For me, it’s the marriage thing that is not as simple as it may sound. When two humans, two personalities, and two significances become one in a strong samawi’ bond, life changes forever. At first, I thought it was only the status that changed entirely. In fact, having a lifetime partner is a roller-coaster journey of knowing and compromising each other’s strengths and weaknesses.

The First Six Months

These past 6 months have been very challenging, I feel so irritated a lot of time, not to mention the tears I have shed. There’s no doubt that marriage life could be so tough. There are times I feel in a rage and just couldn’t hold it anymore, I loathe my husband so much all I ever think about was taking exits. I don’t care what people think if I ever leave him for the sake of my sanity. I even questioned God and myself why I made such a decision in the first place, not considering all the vague signs given.

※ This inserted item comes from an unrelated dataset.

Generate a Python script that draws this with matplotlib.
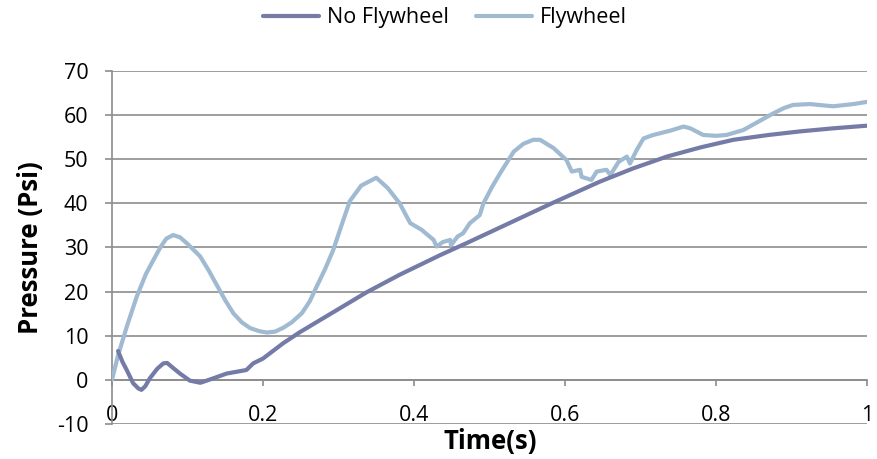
import matplotlib
matplotlib.use("Agg")
import matplotlib.pyplot as plt

# ---- data ----
fly_t = [0.0, 0.008, 0.0195, 0.0327, 0.045, 0.0547, 0.064, 0.072, 0.081, 0.09, 0.1, 0.1166,
         0.128, 0.139, 0.15, 0.161, 0.172, 0.183, 0.195, 0.205, 0.216, 0.227, 0.238, 0.249,
         0.252, 0.262, 0.271, 0.282, 0.293, 0.302, 0.315, 0.33, 0.35, 0.365, 0.381, 0.395,
         0.41, 0.426, 0.430, 0.438, 0.448, 0.449, 0.458, 0.465, 0.474, 0.487, 0.492, 0.503,
         0.514, 0.532, 0.545, 0.558, 0.567, 0.585, 0.602, 0.609, 0.62, 0.622, 0.635, 0.642,
         0.655, 0.66, 0.671, 0.682, 0.686, 0.695, 0.704, 0.717, 0.74, 0.757, 0.766, 0.783,
         0.8, 0.814, 0.836, 0.856, 0.876, 0.89, 0.902, 0.924, 0.955, 0.982, 1.0]
fly_p = [0.0, 5.5, 12.0, 18.8, 24.0, 27.1, 30.0, 32.0, 32.8, 32.3, 30.8, 28.0,
         24.8, 21.4, 18.0, 15.0, 13.0, 11.7, 11.0, 10.7, 10.9, 11.8, 13.0, 14.7,
         15.2, 17.8, 21.1, 25.0, 29.4, 34.0, 40.5, 44.0, 45.8, 43.5, 40.0, 35.5,
         34.0, 31.7, 30.2, 31.2, 31.7, 30.5, 32.5, 33.2, 35.5, 37.3, 40.0, 43.6,
         46.8, 51.7, 53.5, 54.4, 54.4, 52.5, 49.8, 47.2, 47.6, 46.0, 45.3, 47.2,
         47.6, 46.4, 49.4, 50.6, 49.0, 52.1, 54.7, 55.5, 56.5, 57.4, 57.0, 55.5,
         55.3, 55.5, 56.6, 58.5, 60.4, 61.6, 62.3, 62.5, 62.0, 62.5, 63.0]

nofly_t = [0.008, 0.014, 0.0195, 0.028, 0.035, 0.039, 0.044, 0.05, 0.06, 0.068, 0.073, 0.08,
           0.09, 0.103, 0.117, 0.134, 0.152, 0.178, 0.187, 0.2, 0.227, 0.249, 0.293, 0.337,
           0.381, 0.434, 0.47, 0.53, 0.58, 0.646, 0.69, 0.735, 0.78, 0.823, 0.87, 0.911,
           0.955, 1.0]
nofly_p = [6.5, 4.0, 2.2, -0.8, -2.0, -2.3, -1.5, 0.3, 2.5, 3.7, 3.8, 2.8,
           1.4, -0.2, -0.7, 0.3, 1.4, 2.2, 3.7, 4.8, 8.3, 10.8, 15.3, 19.8,
           23.8, 28.2, 31.0, 35.8, 39.8, 44.9, 47.9, 50.6, 52.7, 54.4, 55.5, 56.3,
           57.0, 57.6]

x_ticks = [0, 0.2, 0.4, 0.6, 0.8, 1.0]
x_tick_labels = ["0", "0.2", "0.4", "0.6", "0.8", "1"]
y_ticks = [-10, 0, 10, 20, 30, 40, 50, 60, 70]
series_names = ["No Flywheel", "Flywheel"]

# ---- style ----
plt.rcParams['font.family'] = ['Open Sans', 'DejaVu Sans']
plt.rcParams['axes.unicode_minus'] = False
W, H = 877, 459
fig = plt.figure(figsize=(W / 100, H / 100), dpi=100)
ax = fig.add_axes([112 / W, (H - 423.8) / H, (867 - 112) / W, (423.8 - 71) / H])

dark = '#747BA6'
light = '#A0BAD2'
grid_c = '#8C8C8C'

ax.plot(nofly_t, nofly_p, color=dark, lw=3.0, solid_capstyle='round', solid_joinstyle='round',
        label=series_names[0], zorder=4)
ax.plot(fly_t, fly_p, color=light, lw=3.0, solid_capstyle='round', solid_joinstyle='round',
        label=series_names[1], zorder=3)

ax.set_xlim(0, 1.0)
ax.set_ylim(-10, 70)
ax.set_yticks(y_ticks)
ax.set_xticks(x_ticks)
ax.set_xticklabels(x_tick_labels)

for y in y_ticks:
    ax.axhline(y, color=grid_c, lw=1.2, zorder=1)

for s in ['top', 'right']:
    ax.spines[s].set_visible(False)
ax.spines['left'].set_color(grid_c)
ax.spines['left'].set_linewidth(1.2)
ax.spines['bottom'].set_position(('data', 0))
ax.spines['bottom'].set_color(grid_c)
ax.spines['bottom'].set_linewidth(1.2)

fs = 15.5
ax.tick_params(axis='y', length=5, width=1.2, color=grid_c, pad=12, labelsize=fs, labelcolor='black')
ax.tick_params(axis='x', length=4, width=1.2, color=grid_c, pad=14, labelsize=fs, labelcolor='black')

ax.set_xlabel("Time(s)", fontsize=18.5, fontweight='bold', va='center')
ax.xaxis.set_label_coords((490 - 112) / (867 - 112), -(442 - 423.8) / (423.8 - 71))
ax.set_ylabel("Pressure (Psi)", fontsize=18.5, fontweight='bold', va='center')
ax.yaxis.set_label_coords(-(112 - 31) / (867 - 112), (423.8 - 247.5) / (423.8 - 71))

fig.legend(loc='center', bbox_to_anchor=(445 / W, 1 - 18 / H), ncol=2, frameon=False,
           fontsize=fs, handlelength=2.6, handletextpad=0.35, columnspacing=1.3)

fig.savefig("out.png", dpi=100)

But after all the shoutings from the two stubborn minds and desperate moments at the edge of the cliff (I even had packed my stuff once), out of nowhere the saying struck us, “no matter how big the wave is, never leave the ship in any circumstances”. It got me thinking even though I still profoundly hate him; no matter how mad he is toward me, it is always for my own good and rarely for nonsense purposes. His kindness started to come back from getting blurry. His leadership power never ceases to amaze me and maybe this pressures him to turn into the beast he was. He always tells me, “nobody loves you like I do and more than I do”. So I started to make peace with his ways of expressing love and not confronting him like I used to. After all, he and I were fated for each other anyway (Qodarullah) so I should try my best to stay stuck forever and ever with this man.

The Fact We Deny

The truth is there’s a devil named Dasim who has a specialty in making people divorced, so subtle as if we were teenagers yearning for holding hands. Women are obligated to obey their husbands no matter what and our ego is tested so hard. In fact, women are made bent - I once heard on a podcast that women are naturally a riot and that’s why women are rare in Jannah. Now I know why it’s so difficult. Especially when you marry your own best friend, there’s a thin line between wanting him to be your equal partner and not obeying him. No wonder why the Jannah is so expensive, thus having knowledge is important. But for those who can complete the mission, the reward is they can enter it from any door she likes.

Rasulullah shallallahu’alaihi wasallam says,
“إِذَا صَلَّتْ الْمَرْأَةُ خَمْسَهَا، وَصَامَتْ شَهْرَهَا، وَحَفِظَتْ فَرْجَهَا، وَأَطَاعَتْ زَوْجَهَا؛ قِيلَ لَهَا ادْخُلِي الْجَنَّةَ مِنْ أَيِّ أَبْوَابِ الْجَنَّةِ شِئْتِ ”.
“If a woman prays her five prayers, fasts her month of Ramadan, guards her chastity, and obeys her husband, she will enter Paradise from any gate she wishes”. (HR. Ahmad).

The Silver Linings

Although there are weaknesses I didn’t anticipate before, I still adore him for who he is because of Allah. It’s not because he gave me wealth to spend on branded gifts or sophisticated leisure; it’s about the quality discussions I had with him without phones and social media. And I am very grateful when we don’t have much yet, Allah gives us sufficiency. A good kaafah family, plenty of food on our plate, stay at any house we want, Alhamdulillah. May Allah always bless us all.